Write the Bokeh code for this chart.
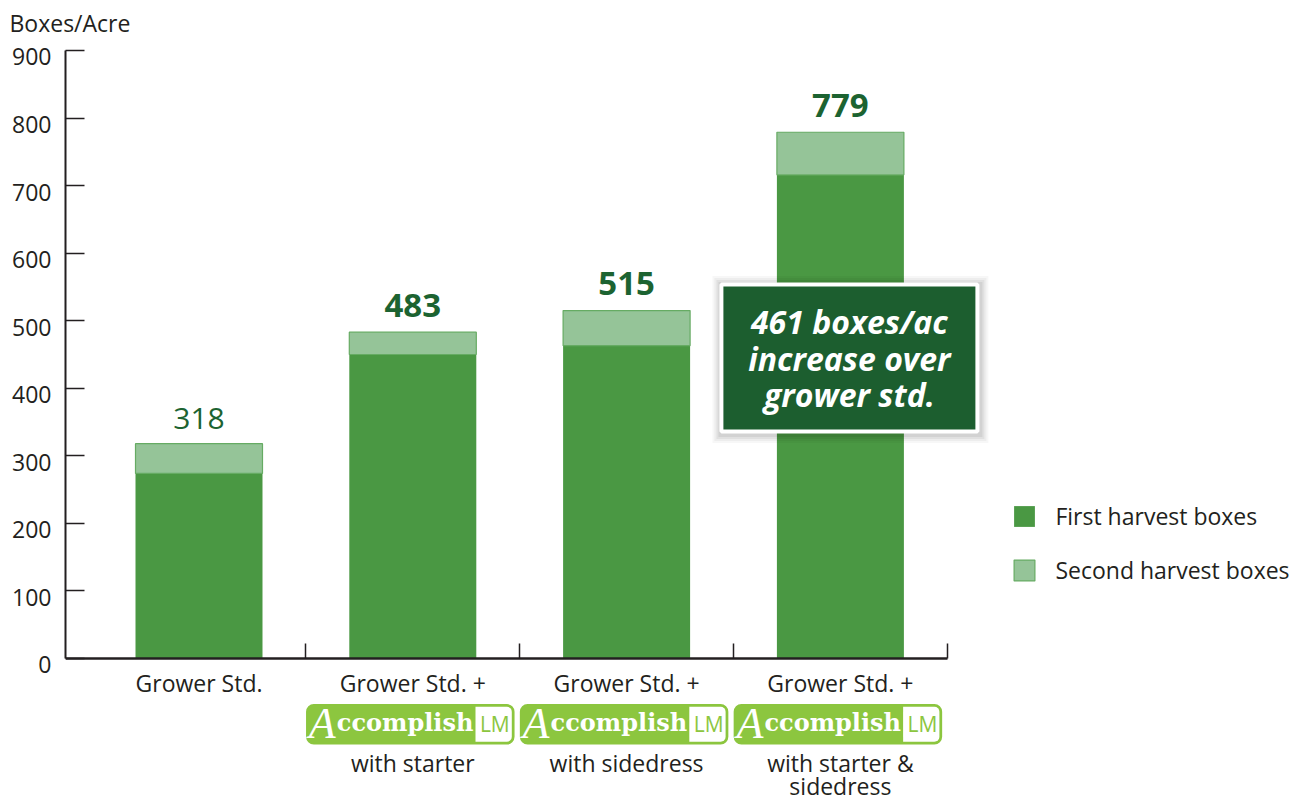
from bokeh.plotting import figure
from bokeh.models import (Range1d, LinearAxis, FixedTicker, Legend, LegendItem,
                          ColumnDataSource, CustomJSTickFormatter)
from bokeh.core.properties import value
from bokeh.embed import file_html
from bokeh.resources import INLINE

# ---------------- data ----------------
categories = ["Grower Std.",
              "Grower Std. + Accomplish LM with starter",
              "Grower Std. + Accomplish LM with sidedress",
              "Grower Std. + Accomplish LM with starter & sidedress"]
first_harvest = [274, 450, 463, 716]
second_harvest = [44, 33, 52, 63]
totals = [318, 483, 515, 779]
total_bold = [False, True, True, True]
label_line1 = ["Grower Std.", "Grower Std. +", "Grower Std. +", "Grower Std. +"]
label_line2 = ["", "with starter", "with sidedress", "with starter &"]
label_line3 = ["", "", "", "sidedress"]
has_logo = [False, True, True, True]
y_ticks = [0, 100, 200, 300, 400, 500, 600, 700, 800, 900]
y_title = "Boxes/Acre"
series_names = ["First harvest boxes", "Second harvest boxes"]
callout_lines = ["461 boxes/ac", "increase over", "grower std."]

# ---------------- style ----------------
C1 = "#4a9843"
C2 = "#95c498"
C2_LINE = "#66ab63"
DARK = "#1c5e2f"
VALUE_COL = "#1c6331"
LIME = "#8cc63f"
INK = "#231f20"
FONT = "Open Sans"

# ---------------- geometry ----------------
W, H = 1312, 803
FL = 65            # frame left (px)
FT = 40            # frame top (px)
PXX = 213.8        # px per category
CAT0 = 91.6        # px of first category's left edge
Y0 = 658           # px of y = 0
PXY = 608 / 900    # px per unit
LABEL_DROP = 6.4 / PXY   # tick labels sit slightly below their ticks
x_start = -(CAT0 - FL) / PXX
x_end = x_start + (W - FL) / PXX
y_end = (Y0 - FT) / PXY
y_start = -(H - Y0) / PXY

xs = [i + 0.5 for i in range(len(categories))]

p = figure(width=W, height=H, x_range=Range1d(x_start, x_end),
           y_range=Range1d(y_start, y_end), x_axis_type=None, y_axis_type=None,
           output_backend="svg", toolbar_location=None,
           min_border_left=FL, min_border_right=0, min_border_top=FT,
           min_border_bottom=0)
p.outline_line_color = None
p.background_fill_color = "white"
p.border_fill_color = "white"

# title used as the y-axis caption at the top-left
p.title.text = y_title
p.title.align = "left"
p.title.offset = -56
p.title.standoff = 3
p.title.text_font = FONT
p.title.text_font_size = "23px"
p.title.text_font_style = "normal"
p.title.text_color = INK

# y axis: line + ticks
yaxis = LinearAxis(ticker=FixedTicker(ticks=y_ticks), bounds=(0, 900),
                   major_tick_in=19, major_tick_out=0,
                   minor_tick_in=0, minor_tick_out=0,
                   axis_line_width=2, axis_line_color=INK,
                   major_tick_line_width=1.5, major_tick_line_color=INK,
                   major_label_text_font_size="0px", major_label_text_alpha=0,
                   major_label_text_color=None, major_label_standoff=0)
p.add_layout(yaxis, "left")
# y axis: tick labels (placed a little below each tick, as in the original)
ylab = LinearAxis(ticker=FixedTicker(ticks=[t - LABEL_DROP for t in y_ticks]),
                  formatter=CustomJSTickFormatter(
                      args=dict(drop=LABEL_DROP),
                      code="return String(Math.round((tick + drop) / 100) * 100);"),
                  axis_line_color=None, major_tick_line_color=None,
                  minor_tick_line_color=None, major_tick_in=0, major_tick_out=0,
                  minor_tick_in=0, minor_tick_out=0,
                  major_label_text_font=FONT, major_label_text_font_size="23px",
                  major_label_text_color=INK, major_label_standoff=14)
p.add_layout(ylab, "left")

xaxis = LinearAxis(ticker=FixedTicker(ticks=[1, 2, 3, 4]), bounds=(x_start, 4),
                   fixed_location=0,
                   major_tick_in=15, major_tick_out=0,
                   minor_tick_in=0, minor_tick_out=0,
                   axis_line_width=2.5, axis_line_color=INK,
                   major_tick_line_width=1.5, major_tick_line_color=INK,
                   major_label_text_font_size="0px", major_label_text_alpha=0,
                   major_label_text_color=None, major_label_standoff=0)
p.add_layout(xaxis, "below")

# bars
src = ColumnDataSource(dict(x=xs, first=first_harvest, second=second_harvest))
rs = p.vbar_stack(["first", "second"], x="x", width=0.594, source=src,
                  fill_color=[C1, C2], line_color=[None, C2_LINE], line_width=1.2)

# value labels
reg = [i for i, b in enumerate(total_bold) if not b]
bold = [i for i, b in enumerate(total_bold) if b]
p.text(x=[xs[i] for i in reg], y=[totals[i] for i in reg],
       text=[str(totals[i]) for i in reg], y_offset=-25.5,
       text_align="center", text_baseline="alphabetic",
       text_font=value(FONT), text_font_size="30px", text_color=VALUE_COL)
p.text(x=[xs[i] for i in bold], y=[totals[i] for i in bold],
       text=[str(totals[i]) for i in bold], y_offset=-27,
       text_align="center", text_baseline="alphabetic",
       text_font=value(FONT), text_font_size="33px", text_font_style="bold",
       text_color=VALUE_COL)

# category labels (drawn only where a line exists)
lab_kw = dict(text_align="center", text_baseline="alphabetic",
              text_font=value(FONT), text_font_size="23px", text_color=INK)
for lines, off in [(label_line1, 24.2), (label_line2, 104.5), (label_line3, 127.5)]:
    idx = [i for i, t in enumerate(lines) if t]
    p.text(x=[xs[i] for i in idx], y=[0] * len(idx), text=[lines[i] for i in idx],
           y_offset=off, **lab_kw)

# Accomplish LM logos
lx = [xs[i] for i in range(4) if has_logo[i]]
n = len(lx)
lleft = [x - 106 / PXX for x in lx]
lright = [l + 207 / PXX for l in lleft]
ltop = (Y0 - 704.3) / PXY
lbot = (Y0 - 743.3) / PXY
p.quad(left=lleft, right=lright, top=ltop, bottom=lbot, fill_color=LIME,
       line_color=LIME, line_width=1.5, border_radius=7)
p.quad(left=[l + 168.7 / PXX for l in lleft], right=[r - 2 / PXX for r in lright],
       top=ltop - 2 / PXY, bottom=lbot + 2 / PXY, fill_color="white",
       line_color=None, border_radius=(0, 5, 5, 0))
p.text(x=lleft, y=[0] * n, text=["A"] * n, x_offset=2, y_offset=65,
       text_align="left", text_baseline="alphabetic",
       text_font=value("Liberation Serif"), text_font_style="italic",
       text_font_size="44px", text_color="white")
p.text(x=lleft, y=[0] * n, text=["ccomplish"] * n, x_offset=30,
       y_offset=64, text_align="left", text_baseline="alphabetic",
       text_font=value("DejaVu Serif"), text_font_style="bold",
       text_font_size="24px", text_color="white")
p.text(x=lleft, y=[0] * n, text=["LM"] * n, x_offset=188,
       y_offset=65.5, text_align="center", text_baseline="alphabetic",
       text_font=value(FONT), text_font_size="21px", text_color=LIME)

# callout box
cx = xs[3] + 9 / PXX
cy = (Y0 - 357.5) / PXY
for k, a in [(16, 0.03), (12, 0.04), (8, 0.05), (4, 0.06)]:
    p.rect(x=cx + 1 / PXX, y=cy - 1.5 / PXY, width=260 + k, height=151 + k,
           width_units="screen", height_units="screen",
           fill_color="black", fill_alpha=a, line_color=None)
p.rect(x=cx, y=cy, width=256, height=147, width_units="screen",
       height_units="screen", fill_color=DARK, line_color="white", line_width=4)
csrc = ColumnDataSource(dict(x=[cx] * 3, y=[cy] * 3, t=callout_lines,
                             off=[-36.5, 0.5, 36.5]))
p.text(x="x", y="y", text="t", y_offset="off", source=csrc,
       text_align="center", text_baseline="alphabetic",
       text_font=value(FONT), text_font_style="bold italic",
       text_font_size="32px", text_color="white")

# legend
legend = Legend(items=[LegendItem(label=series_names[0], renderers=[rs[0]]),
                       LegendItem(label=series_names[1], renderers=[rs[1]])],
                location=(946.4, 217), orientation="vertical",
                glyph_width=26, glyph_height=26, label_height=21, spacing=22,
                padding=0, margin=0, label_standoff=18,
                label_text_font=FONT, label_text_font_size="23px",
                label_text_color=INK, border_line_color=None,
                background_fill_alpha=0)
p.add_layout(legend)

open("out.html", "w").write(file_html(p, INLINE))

◆ TASK ◆
Write out nothing but the lines from the start of the data through the line with "from bokeh.resources import INLINE". Leave out the pictures.

◆ SOLUTION FOR THIS PROBLEM ◆
Write the Bokeh code for this chart.
from bokeh.plotting import figure
from bokeh.models import (Range1d, LinearAxis, FixedTicker, Legend, LegendItem,
                          ColumnDataSource, CustomJSTickFormatter)
from bokeh.core.properties import value
from bokeh.embed import file_html
from bokeh.resources import INLINE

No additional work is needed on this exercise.